Chinese smartphone maker Xiaomi plans to assemble its products in Indonesia this year in a bid to boost the percentage of local content ahead of the government's "made in Indonesia" plan that will impose a mandatory 40-per cent local content requirement for 4G handsets.
"We are looking at options to enable us undertake local assembly in Indonesia. Our expectation is that we will be able to set that up during the course of 2015," Xiaomi general manager for Southeast Asia, Steve Vickers, said on Friday.
Xiaomi would use contract manufacturers in Indonesia in the same way the phone maker had done in China and Brazil, he told reporters, while declining to reveal the details of potential manufacturing partners.
Among local electronics component manufacturers currently operating in the country are Batam-based PT Sat Nusa Persada and Serang-based PT Tridharma Kencana.
Vickers said his company, however, had yet to sign any contract with local assemblers, saying that the completion of the planned deal would depend on stipulations in the regulation, which are currently still under discussion.
The Communications and Information Ministry has said it aims to issue a regulation in the middle of this year requiring a minimum of 40 per cent local content in all 4G handsets on sale in the country by 2017.
Details on the calculation of local content are still being discussed by the ministry, the Industry Ministry and the Trade Ministry.
Vickers said most of Xiaomi's content was currently sourced from China and that it had very little Indonesian content.
Xiaomi, which has officially been present in Indonesia since August last year, had a revolutionary sales strategy that challenged traditional sales strategies of smartphone giants like Apple and Samsung, PT Erajaya Swasembada marketing and communications director Djatmiko Wardoyo said recently.
Xiaomi relies heavily on social media to promote its products, and previously sold them exclusively through a partnership with local e-commerce giant Lazada.
The Beijing-based company, however, in began a partnership in November with mobile phone retailers OkeShop and Erafone - operated by Erajaya - to help with sales distribution across the archipelago.

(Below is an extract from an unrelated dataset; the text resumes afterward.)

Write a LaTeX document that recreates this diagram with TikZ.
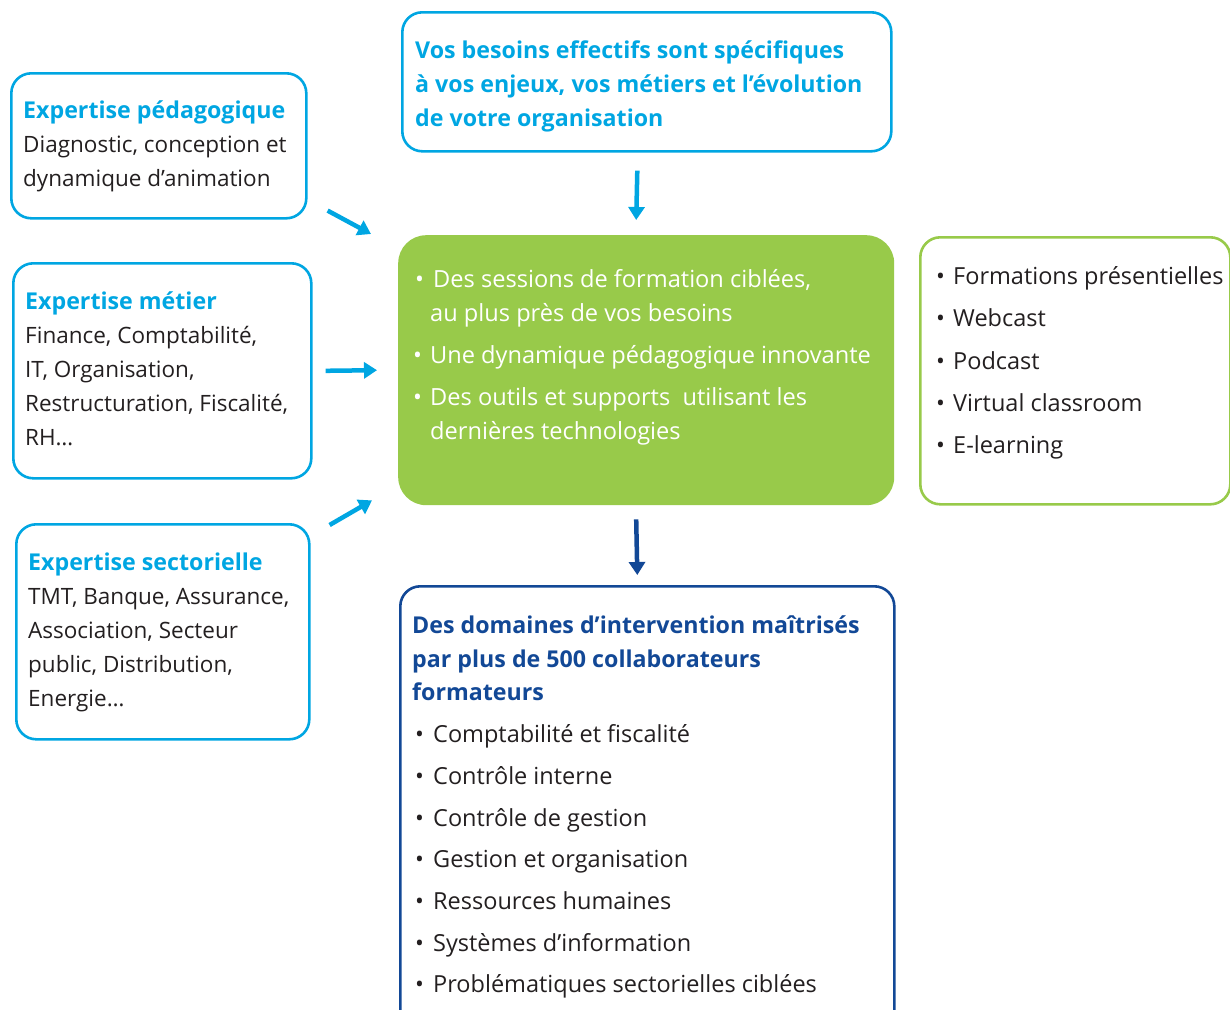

Vickers said that in Indonesia alone, Xiaomi sold around 250,000 handsets in the fourth quarter of last year, both through its online and offline channels. While the company had not set any specific target for its sales this year, Xiaomi aimed at significantly increasing its sales volume in Indonesia, which was currently its third-largest market after China and India, he said.
The company recently disclosed that it booked US$335 million (S$458 million) in total sales during its 12-hour global flash sale, dubbed the Mi Fan Festival, on April 8. In Indonesia alone, the firm sold 40,000 units of its new device the Redmi 2 (including accessories) during the flash sale.
To tap deeper into the country's growing smartphone market, Xiaomi announced on Friday a partnership with cellular operator PT XL Axiata to offer bundle deals with the Redmi 2, taking advantage of XL's strong data subscriber-base. XL currently has a total of 59.6 million subscribers, of whom 30 million are data users and 16.1 million are smartphone users.